The fee, which will eventually rise to $150 a year once the facility is complete in 2015, will be used to pay down a $30 million bond needed to build the Aggie Recreation Center and Legacy Fields.

"Students got to choose. If it didn't go we wouldn't have brought it to the trustees," said university spokesman Tim Vitale. The vote was 2,586 to 2,452 and involved just students at USU's main campus. Students at USU regional campuses will not pay the new fee.

Campus conservatives vocally opposed the measure, which had been developed and championed by past and current student leadership.

"This has been a need for a long, long time. Twelve years ago students voted on a project like this but it got shut down by the Legislature," said student president Erik Mikkelsen, a finance and communication major. "The demand is growing like crazy for rec facilities.

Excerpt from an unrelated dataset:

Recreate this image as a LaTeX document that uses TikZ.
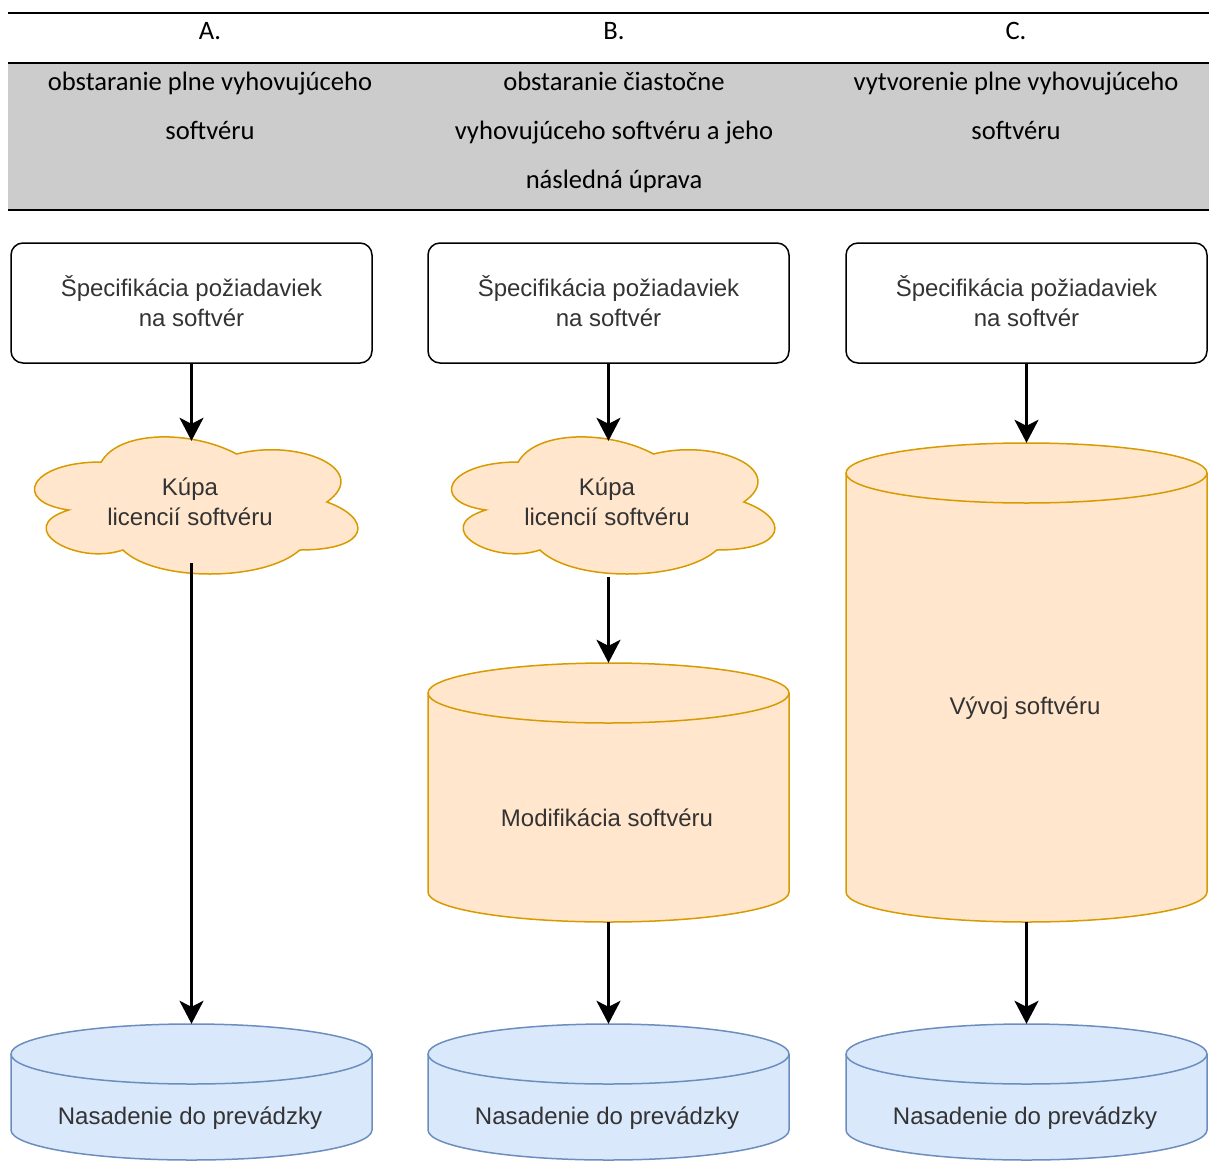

Around the country students look first at academics and second at rec facilities to decide which university to go to."

USU trustees on Friday approved the fee hike and the rec center proposal, which still require sign-off by the State Board of Regents and the Legislature. The first phase of the fee, which amounts to $50 a year, goes into effect next year. Coupled with incidental fee increases, the new levy will drive up students' annual fee burden by about 10 percent, from $825.88 to $909.70, according to Vitale.

Although the rec center is a few years off, students will begin reaping the project's benefits this fall.

"Part of it is replacing the grass on HPER field with artificial turf and they're putting lights up," Vitale said. "We had 30 or 40 intramural teams who couldn't play last year. The lighted fields will allow them to play on students' schedule, till 9 or 10 p.m., and they will be able to plow the snow off early."

The project will also accommodate students' growing interest in wellness, according to Mikkelsen.

"That's something students think a lot about. And [the center] creates a good social atmosphere," he said.